» **EXERCISE GOAL**
Reproduce exactly the lines below, from the first one through the line containing "plt.rcParams['hatch.linewidth'] = 1.2", and omit any pictures.

» **SUPPLIED MATERIAL**
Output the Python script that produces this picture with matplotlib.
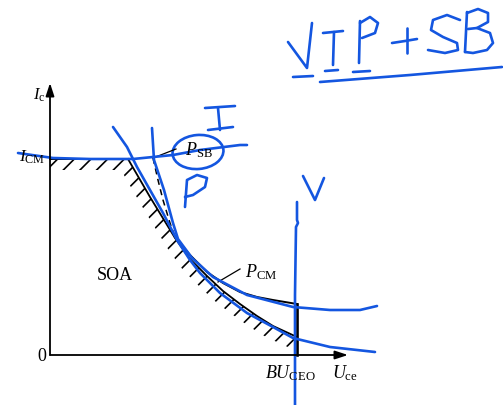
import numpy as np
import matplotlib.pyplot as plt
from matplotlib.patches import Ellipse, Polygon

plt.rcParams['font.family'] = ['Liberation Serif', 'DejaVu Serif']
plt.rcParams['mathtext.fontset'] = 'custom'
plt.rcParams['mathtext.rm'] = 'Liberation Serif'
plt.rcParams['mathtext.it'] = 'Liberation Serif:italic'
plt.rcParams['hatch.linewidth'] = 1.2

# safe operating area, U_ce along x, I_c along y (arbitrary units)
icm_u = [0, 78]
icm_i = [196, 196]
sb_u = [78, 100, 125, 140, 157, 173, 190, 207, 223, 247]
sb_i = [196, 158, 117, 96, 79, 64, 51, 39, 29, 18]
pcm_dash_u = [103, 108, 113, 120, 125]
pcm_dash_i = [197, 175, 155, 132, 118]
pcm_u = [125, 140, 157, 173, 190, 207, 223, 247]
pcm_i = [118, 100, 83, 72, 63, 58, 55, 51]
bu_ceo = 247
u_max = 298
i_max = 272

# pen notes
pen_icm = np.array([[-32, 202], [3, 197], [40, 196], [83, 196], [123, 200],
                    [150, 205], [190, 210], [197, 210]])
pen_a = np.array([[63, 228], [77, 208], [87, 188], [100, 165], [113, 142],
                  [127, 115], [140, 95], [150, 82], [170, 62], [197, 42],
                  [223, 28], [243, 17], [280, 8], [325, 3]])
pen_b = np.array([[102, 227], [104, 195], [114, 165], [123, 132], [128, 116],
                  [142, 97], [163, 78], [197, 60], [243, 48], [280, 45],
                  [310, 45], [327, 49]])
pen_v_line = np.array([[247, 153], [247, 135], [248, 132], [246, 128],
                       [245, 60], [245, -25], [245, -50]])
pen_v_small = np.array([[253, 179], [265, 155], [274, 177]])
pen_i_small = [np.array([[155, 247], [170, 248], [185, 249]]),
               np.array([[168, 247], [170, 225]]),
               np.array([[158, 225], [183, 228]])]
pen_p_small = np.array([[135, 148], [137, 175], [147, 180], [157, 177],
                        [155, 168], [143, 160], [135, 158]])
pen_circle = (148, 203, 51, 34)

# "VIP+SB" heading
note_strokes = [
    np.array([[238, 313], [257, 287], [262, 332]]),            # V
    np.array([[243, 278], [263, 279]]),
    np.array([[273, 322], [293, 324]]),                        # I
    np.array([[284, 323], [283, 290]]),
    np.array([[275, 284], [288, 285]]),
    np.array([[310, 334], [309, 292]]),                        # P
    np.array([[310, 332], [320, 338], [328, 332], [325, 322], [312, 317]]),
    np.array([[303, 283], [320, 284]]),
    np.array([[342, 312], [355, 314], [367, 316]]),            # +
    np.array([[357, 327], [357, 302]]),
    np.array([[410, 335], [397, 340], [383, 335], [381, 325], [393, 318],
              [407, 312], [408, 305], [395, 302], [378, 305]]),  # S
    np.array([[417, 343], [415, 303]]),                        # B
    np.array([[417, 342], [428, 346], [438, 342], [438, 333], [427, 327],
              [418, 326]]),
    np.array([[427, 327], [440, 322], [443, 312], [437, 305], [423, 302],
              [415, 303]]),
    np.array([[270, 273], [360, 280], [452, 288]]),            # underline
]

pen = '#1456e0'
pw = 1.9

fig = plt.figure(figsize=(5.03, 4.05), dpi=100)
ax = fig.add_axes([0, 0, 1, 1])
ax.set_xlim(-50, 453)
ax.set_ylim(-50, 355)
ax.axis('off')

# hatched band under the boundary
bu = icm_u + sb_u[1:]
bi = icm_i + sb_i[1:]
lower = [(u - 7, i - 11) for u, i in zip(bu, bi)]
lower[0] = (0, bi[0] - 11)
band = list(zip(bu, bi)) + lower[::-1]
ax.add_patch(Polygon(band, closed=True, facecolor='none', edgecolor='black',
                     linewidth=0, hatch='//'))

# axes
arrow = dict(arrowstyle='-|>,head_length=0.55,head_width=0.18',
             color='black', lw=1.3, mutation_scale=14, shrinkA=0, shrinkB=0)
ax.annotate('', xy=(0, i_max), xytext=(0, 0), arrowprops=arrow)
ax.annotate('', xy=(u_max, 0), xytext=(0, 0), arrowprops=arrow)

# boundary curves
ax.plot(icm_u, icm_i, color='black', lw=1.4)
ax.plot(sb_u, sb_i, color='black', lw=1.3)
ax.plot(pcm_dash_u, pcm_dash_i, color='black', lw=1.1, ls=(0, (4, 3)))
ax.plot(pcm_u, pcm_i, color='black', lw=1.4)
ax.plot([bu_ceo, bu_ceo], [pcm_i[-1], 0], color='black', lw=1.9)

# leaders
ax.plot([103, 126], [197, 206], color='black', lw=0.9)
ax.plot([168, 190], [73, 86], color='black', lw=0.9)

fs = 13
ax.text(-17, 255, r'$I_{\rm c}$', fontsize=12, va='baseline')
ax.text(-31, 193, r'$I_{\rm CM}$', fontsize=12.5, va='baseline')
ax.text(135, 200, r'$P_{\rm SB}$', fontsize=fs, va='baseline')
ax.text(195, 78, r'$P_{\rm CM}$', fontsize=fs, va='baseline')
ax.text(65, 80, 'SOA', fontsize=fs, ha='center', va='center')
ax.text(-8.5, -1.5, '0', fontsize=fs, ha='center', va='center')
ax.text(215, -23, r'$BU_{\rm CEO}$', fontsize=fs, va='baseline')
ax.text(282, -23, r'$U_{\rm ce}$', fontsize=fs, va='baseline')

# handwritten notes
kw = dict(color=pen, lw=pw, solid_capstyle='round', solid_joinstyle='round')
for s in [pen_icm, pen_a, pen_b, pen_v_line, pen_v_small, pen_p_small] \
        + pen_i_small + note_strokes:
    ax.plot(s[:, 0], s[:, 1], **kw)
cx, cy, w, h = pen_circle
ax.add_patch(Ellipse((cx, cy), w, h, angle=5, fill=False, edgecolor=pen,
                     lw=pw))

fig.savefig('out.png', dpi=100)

» **ANSWER TO THIS TASK**
Output the Python script that produces this picture with matplotlib.
import numpy as np
import matplotlib.pyplot as plt
from matplotlib.patches import Ellipse, Polygon

plt.rcParams['font.family'] = ['Liberation Serif', 'DejaVu Serif']
plt.rcParams['mathtext.fontset'] = 'custom'
plt.rcParams['mathtext.rm'] = 'Liberation Serif'
plt.rcParams['mathtext.it'] = 'Liberation Serif:italic'
plt.rcParams['hatch.linewidth'] = 1.2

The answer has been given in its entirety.